I'd like to hypothesize that the people who came of age during the advent of Facebook share a set of unspoken social rules. For those who are unaware, please adhere to the following dos and don'ts in order to save face on Facebook.
1. Don't be an overeager friender. There is nothing worse than waking up to a friend request from someone you talked to for a few minutes at the bar the night before. Sure, when you make new friends, feel free to look for them on Facebook, but allow at least two to three days in between meeting someone and friending them online.
2. Do reach out to friends that you have not seen or heard from for a while. The best part of Facebook is that it is an easy way to keep in touch with friends. It is always nice to get a message or a wall post from an old friend and reconnect.
3. Don't make it obvious that you have memorized your crush's profile. It is only natural to check out and monitor your crush on Facebook, but don't admit that you have been stalking him/her. If you can bring up his favorite movie during a dinner conversation, props to you, but if you mention her Halloween costume from four years ago, that's just weird.
4. Don't RSVP "maybe coming" or "not attending" to a big public event. If someone sends out an invitation for a birthday party and needs a headcount, by all means let them know whether or not you will be there. But, there is no need to say, "not attending" to an "Oh no! I lost my cell phone and need your digits" event that someone who you have not spoken to since freshmen orientation sends out to all his friends.
5. Don't confuse Facebook status with Twitter or Gchat status. Facebook status is for posting interesting articles, funny photos, or life changing events. No one needs to know that you just ate a hamburger and fries or that you just ran for 15 minutes. It is more acceptable to post small, unimportant updates to Twitter, where people know to expect them, or Gchat, where it is confined to your email contacts.
6. Do understand the art of the tag.

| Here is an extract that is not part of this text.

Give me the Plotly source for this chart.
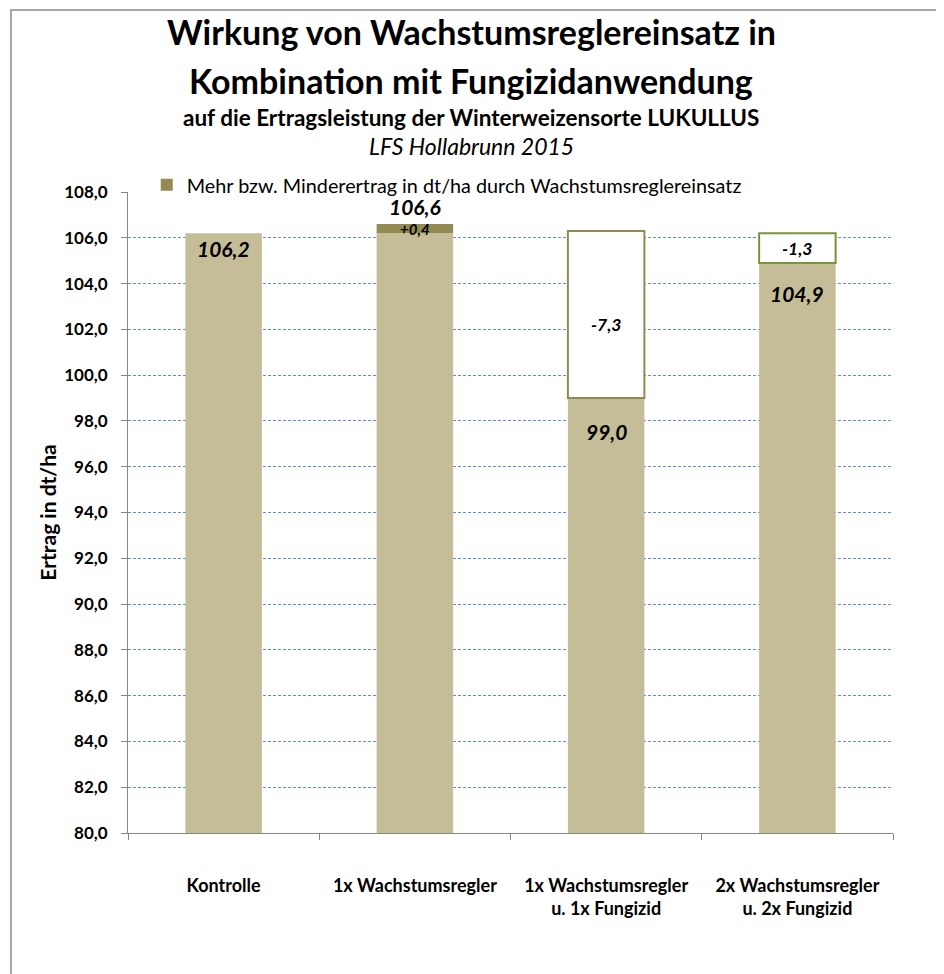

Everyone loves to be tagged in photos, but only attractive photos. Tagging someone making a funny or contorted face is just mean. Tagging yourself is acceptable, but should be kept to a minimum. Try to only tag yourself if there is someone else in the photo. If you have a photo on your camera of just yourself looking amazing in a bikini, send it your mom, but don't make a blatant self-call on Facebook.
7. Do use the "like" option creatively. I like to click "like" when my newsfeed shows that two people I know "are now friends" on Facebook.

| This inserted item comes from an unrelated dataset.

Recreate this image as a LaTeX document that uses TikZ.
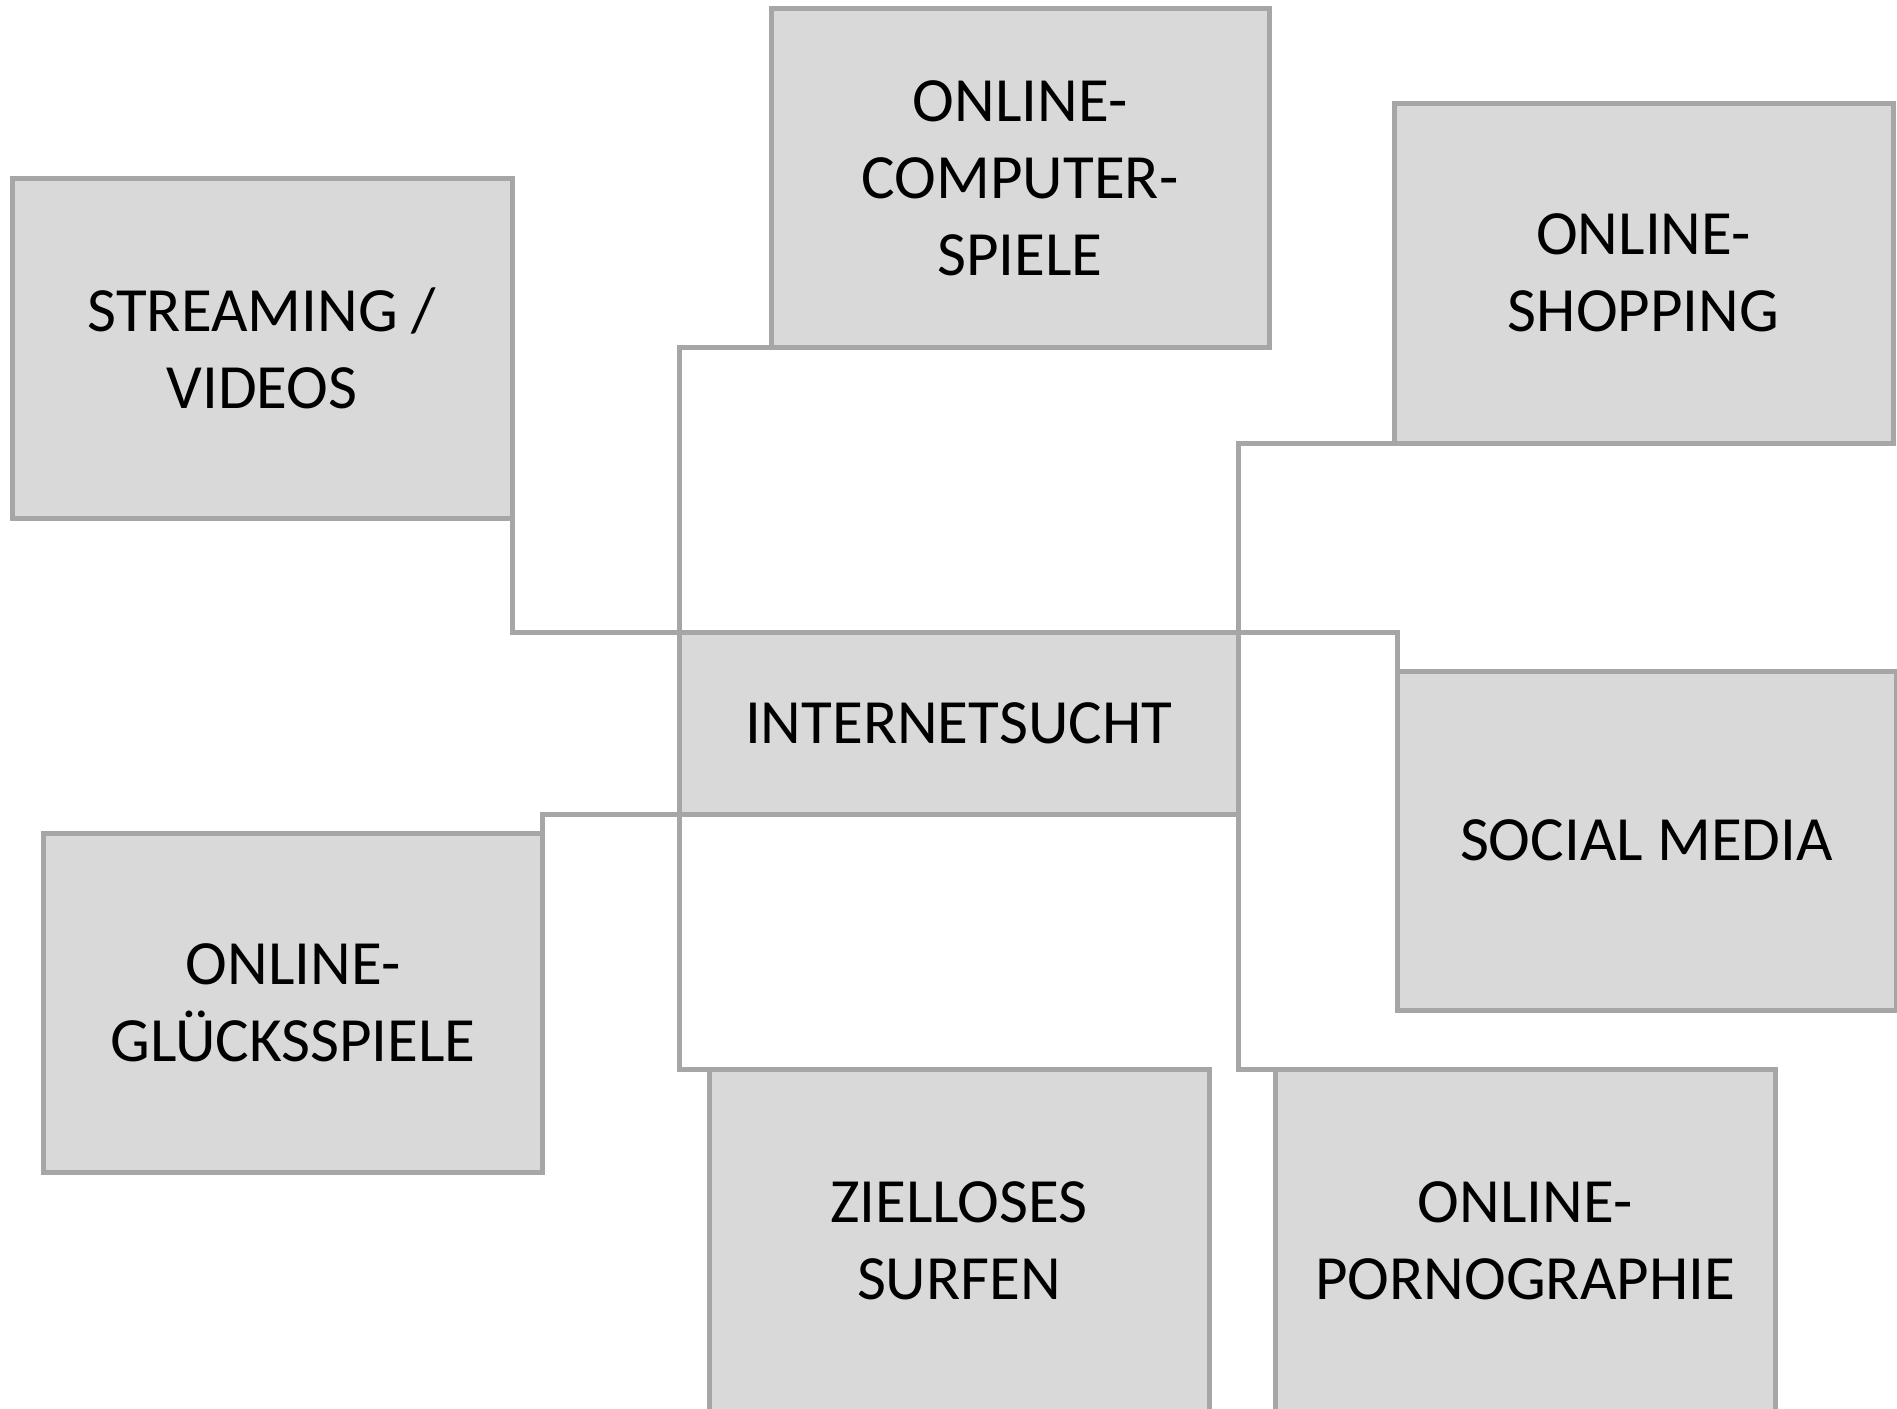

8. Don't be an uncomfortable poker. The poke button is so old that it is new again and can be used ironically to say "hi" to good friends. Poke wars (poking back and forth) are also bizarrely entertaining. But, don't use a cyber poke as a flirting mechanism unless it is meant ironically.
9. Don't change your relationship status. It is okay to be in a relationship on Facebook if you are married or engaged, but if not, it is just too much information. Also, in event of a break-up, you have to change your status back. You probably won't want the whole world to find out that your relationship failed.

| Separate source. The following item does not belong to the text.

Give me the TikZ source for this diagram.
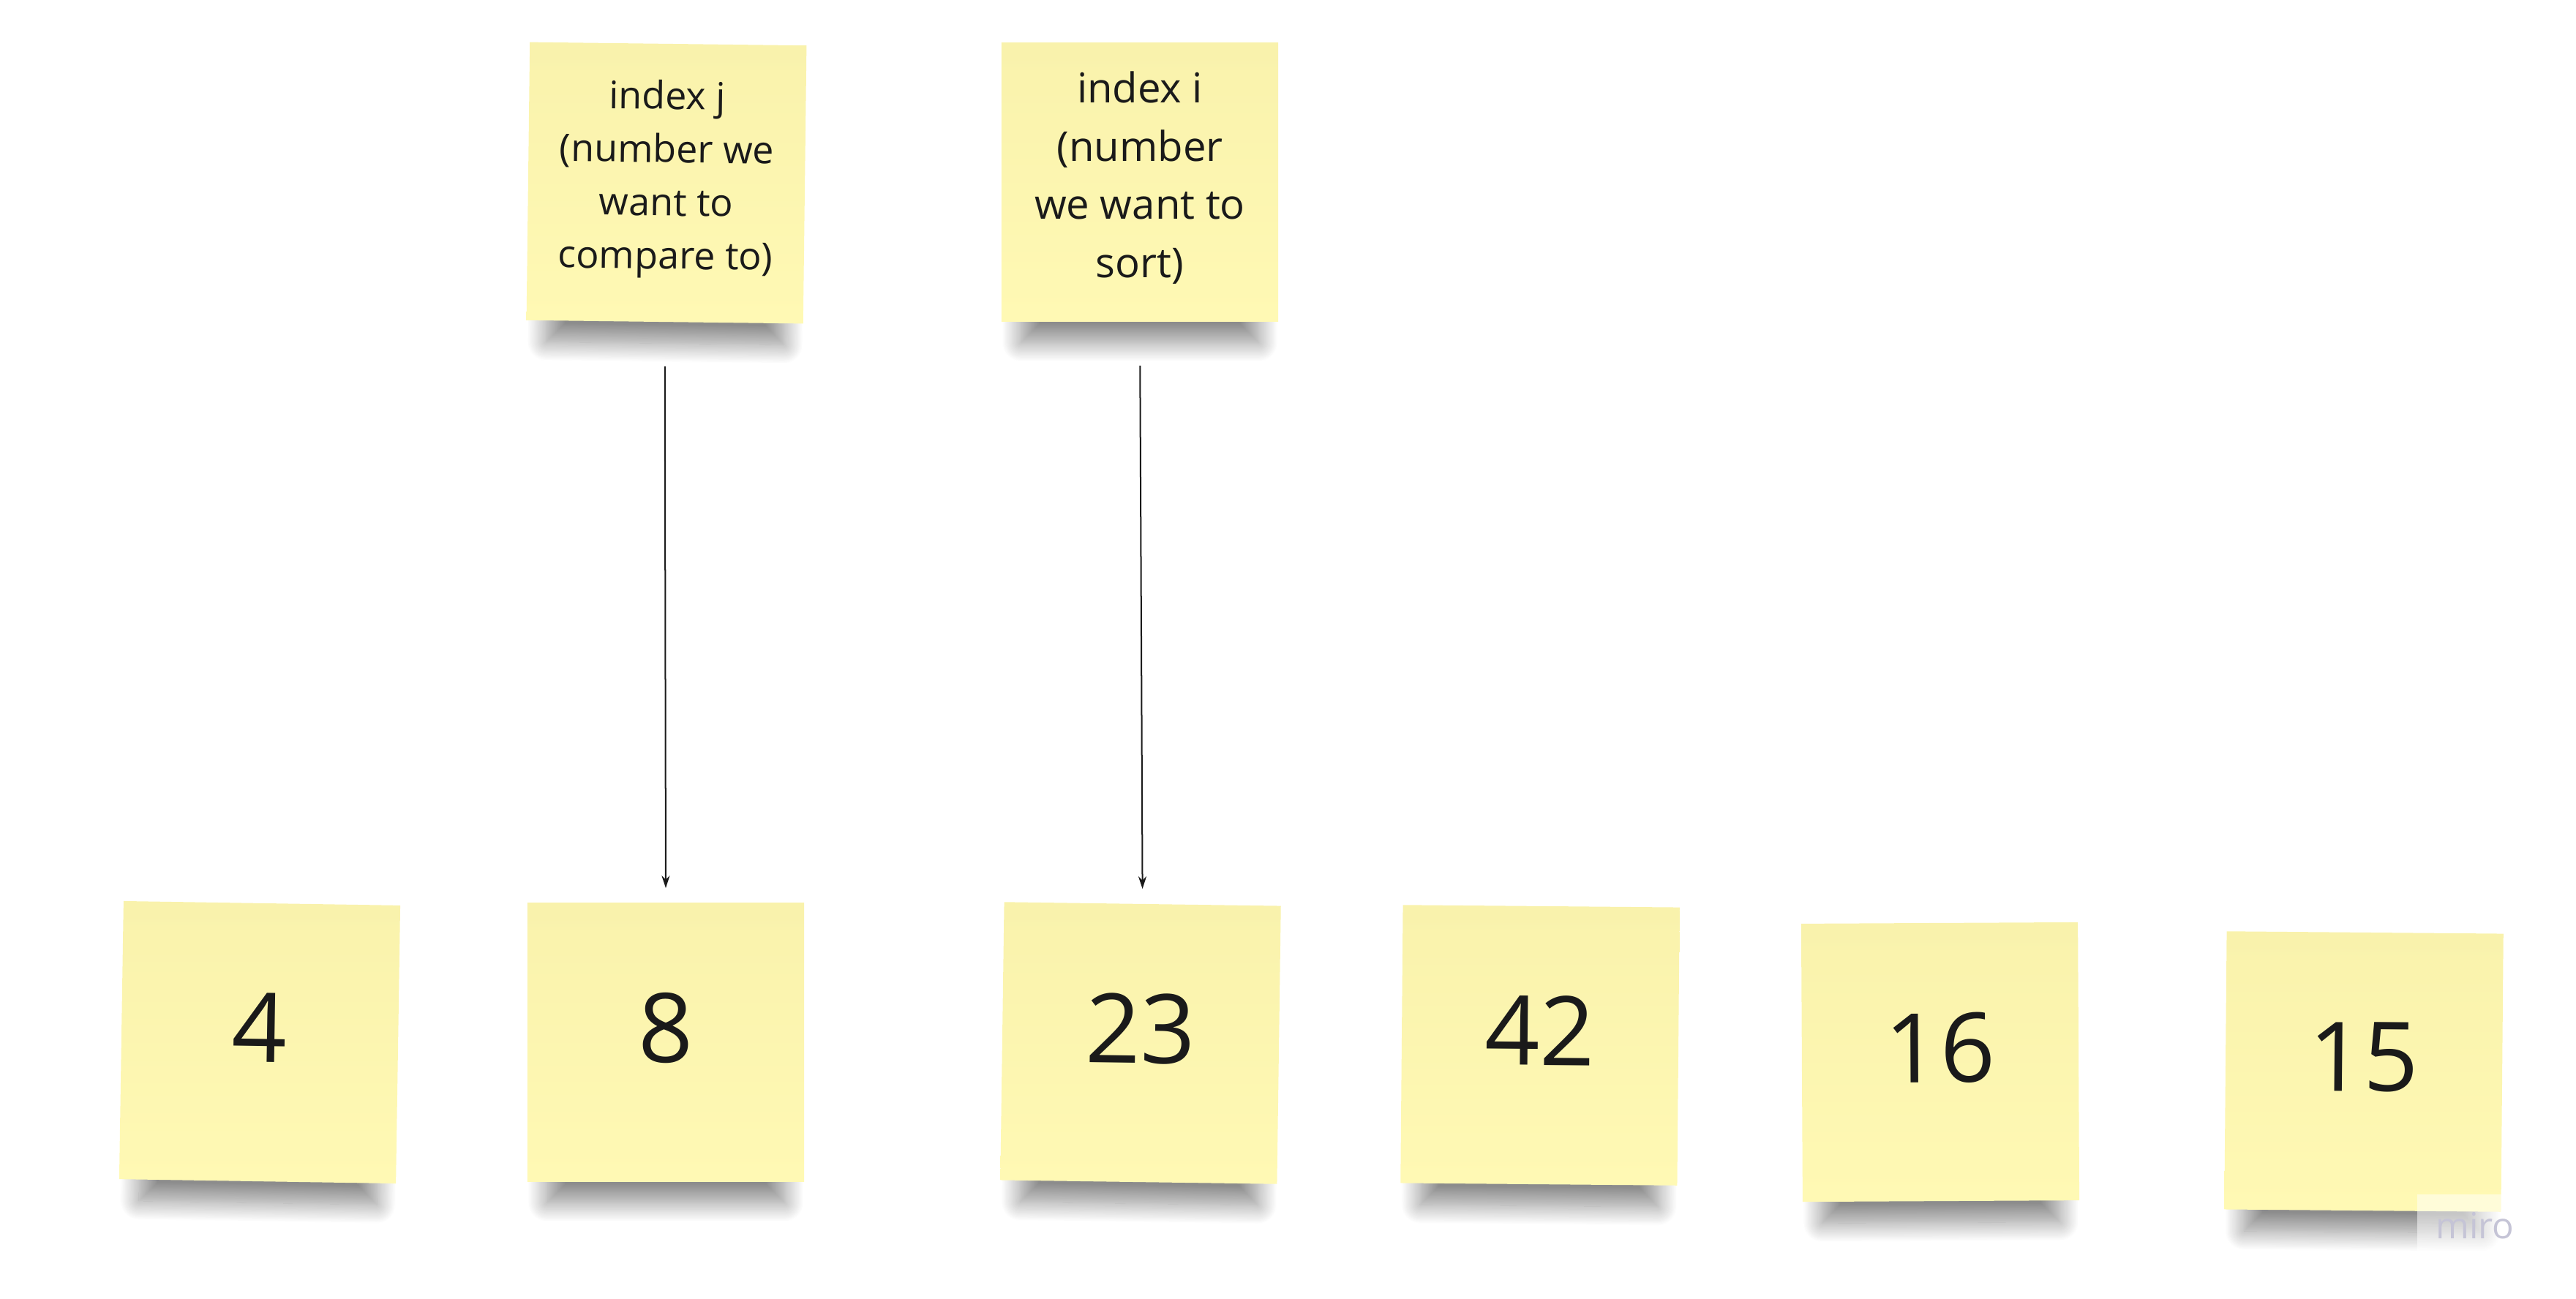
\documentclass[tikz,border=0pt]{standalone}
\usepackage{fontspec}
\setmainfont{Open Sans}
\usetikzlibrary{arrows.meta,shadows.blur}
\definecolor{stickyyellow}{RGB}{255, 249, 180}
\definecolor{stickytop}{RGB}{249, 242, 172}
\definecolor{inkblack}{RGB}{26, 26, 26}
\definecolor{mirogrey}{RGB}{197, 196, 214}
\tikzstyle{sticky} = [
  rectangle,
  minimum width=3.78cm,
  minimum height=3.8cm,
  inner sep=0pt,
  top color=stickytop,
  middle color=stickyyellow,
  bottom color=stickyyellow,
  text=inkblack,
  blur shadow={
    shadow xshift=0cm,
    shadow yshift=-0.65cm,
    shadow scale=0.86,
    shadow blur radius=0.3cm,
    shadow blur steps=24,
    shadow opacity=45,
  },
]
\tikzstyle{valuenote} = [
  sticky,
  font=\fontsize{37.4}{44}\selectfont,
  text depth=0.4cm,
]
\tikzstyle{indexnote} = [
  sticky,
  font=\fontsize{14.8}{20.7}\selectfont,
]
\tikzstyle{pointer} = [
  -{Stealth[length=0.17cm, width=0.11cm]},
  line width=0.02cm,
  draw=inkblack,
  shorten <=0.6cm,
  shorten >=0.2cm,
]

\begin{document}
\begin{tikzpicture}[x=0.01cm, y=-0.01cm]
            \useasboundingbox (0,0) rectangle (3521,1775);

            % Array
            \node[valuenote, rotate=-0.9] (n4) at (355,1425) {4};
            \node[valuenote] (n8) at (910,1425) {8};
            \node[valuenote, rotate=-0.8] (n23) at (1559,1426) {23};
            \node[valuenote, rotate=-0.5] (n42) at (2105,1429) {42};
            \node[valuenote, rotate=0.3] (n16) at (2652,1452) {16};
            \node[valuenote, rotate=-0.5] (n15) at (3231,1465) {15};

            % Indices
            \node[indexnote, rotate=-0.7] (j) at (911,250)
              {\begin{tabular}{@{}c@{}}index j\\(number we\\want to\\compare to)\\[0.12cm]\end{tabular}};
            \node[indexnote, font=\fontsize{16}{22.6}\selectfont] (i) at (1558,249)
              {\begin{tabular}{@{}c@{}}index i\\(number\\we want to\\sort)\\[0.1cm]\end{tabular}};

            % Pointers
            \draw[pointer] (j.south) -- (n8.north);
            \draw[pointer] (i.south) -- (n23.north);

            % Watermark
            \node[font=\fontsize{14}{14}\selectfont, text=mirogrey, fill=white,
                  fill opacity=0.5, text opacity=1, inner sep=0.25cm] (miro) at (3383,1676) {miro};
          \end{tikzpicture}
\end{document}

10. Do post photos of events, but don't do this immediately after the event. We live in a world of instant gratification, but it might seem like you have no life (or spend too much of your life on the computer) if you are too quick to post photos from a night out or a weekend getaway.
11. Don't obsess over your personal profile. Back in the day when Facebook had a place to list your college classes, the emphasis was on your personal profile. These days, the emphasis is on photos and status updates. Do make sure that your profile is up to date (like current city and job), but don't update your favorite movies every time you see a new blockbuster.